No livro, há referências ao analista Carl Jung, claro (o inconsciente coletivo, os arquétipos, os sonhos como mensagens da alma), mas também um realismo nordestino de raiz: algo entre o misticismo popular e o naturalismo social. Tem coragem de entrar no caos moral dos personagens sem piedade, mas com compaixão.
Mesmo diante da violência, do medo e do peso do destino, o final conserva algo de humano. Tito Bela Vista não desumaniza seus personagens. Eles permanecem falhos, contraditórios e, por isso mesmo, verossímeis. O desfecho confirma essa postura: não há santos nem vilões absolutos, apenas pessoas confrontadas com o inevitável.
Essa recusa ao maniqueísmo é um dos méritos do livro. O autor não entrega um final de herói, mas de gente comum — o que o torna mais próximo do leitor e mais fiel à realidade social que o texto espelha. O final de Eu tenho um recado para você não é para ser entendido — é para ser sentido. E essa talvez seja sua maior qualidade literária.

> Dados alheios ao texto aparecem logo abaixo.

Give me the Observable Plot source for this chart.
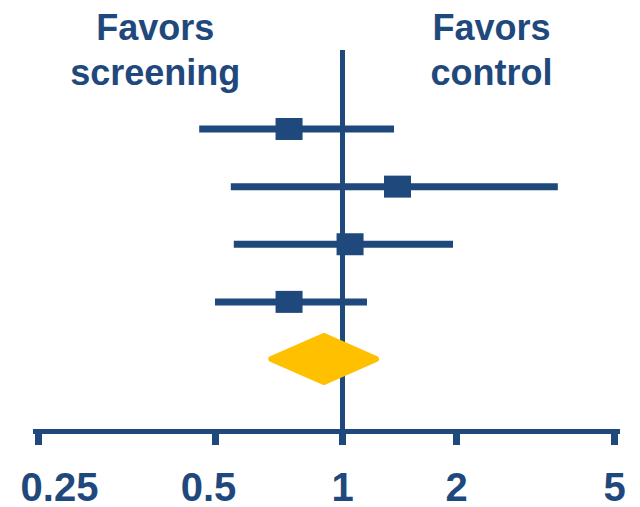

O escritor e o serviço do destino
Tito Bela Vista nasceu no Recife. É historiador, professor, especialista em gestão e pensador de políticas educacionais. Dirige a SOP (Sala de Orientação Pedagógica) e é fundador do Coletivo Wolbits, voltado à tecnologia na educação. Também é músico e compositor. Entre seus livros estão Tudo que eu Faço Tem um Porquê (2022), 10 Contos de Vida ou Morte (2011–2015) e O Jardim dos Cactos (2002).
O livro Eu Tenho um Recado para Você ou o acordo flutuante entre o acaso e o destino, de Tito Bela Vista, será lançado no dia 12 de outubro, durante a Bienal Internacional do Livro de Pernambuco, no Centro de Convenções, em Olinda (Av. Prof. Andrade Bezerra, s/n, Salgadinho). A obra, publicada pela Arteriê Editorial, estará disponível ao público por R$ 50.
Na final do Jabuti

O Festival Pernambucano de Literatura Negra segue fazendo história: acaba de se tornar finalista do Prêmio Jabuti 2025, na categoria Fomento à Leitura, e é o único representante do Norte e Nordeste na disputa. O anúncio veio dois dias depois da estreia da quinta edição do evento, dentro da Bienal Internacional do Livro de Pernambuco. Idealizado pela jornalista e escritora Jaqueline Fraga, o projeto se afirma como símbolo de resistência e valorização das narrativas negras. “Contar as nossas histórias, promover a leitura, a literatura e a cultura são missões que nos movem”, diz Jaqueline. O resultado sai no dia 27 de outubro, no Theatro Municipal do Rio de Janeiro.
Contos interpretados por Hermila Guedes

A atriz Hermila Guedes vai interpretar contos do livro Apocalipse Todo Dia, do escritor Ney Anderson, durante a Bienal Internacional do Livro de Pernambuco. A apresentação está marcada para o dia 4 de outubro, às 18h, e contará com a preparação do encenador Quiercles Santana. Para Ney, que celebra a parceria como “um sonho e uma enorme honra”, o momento marca o encontro entre literatura e cena no palco da Bienal.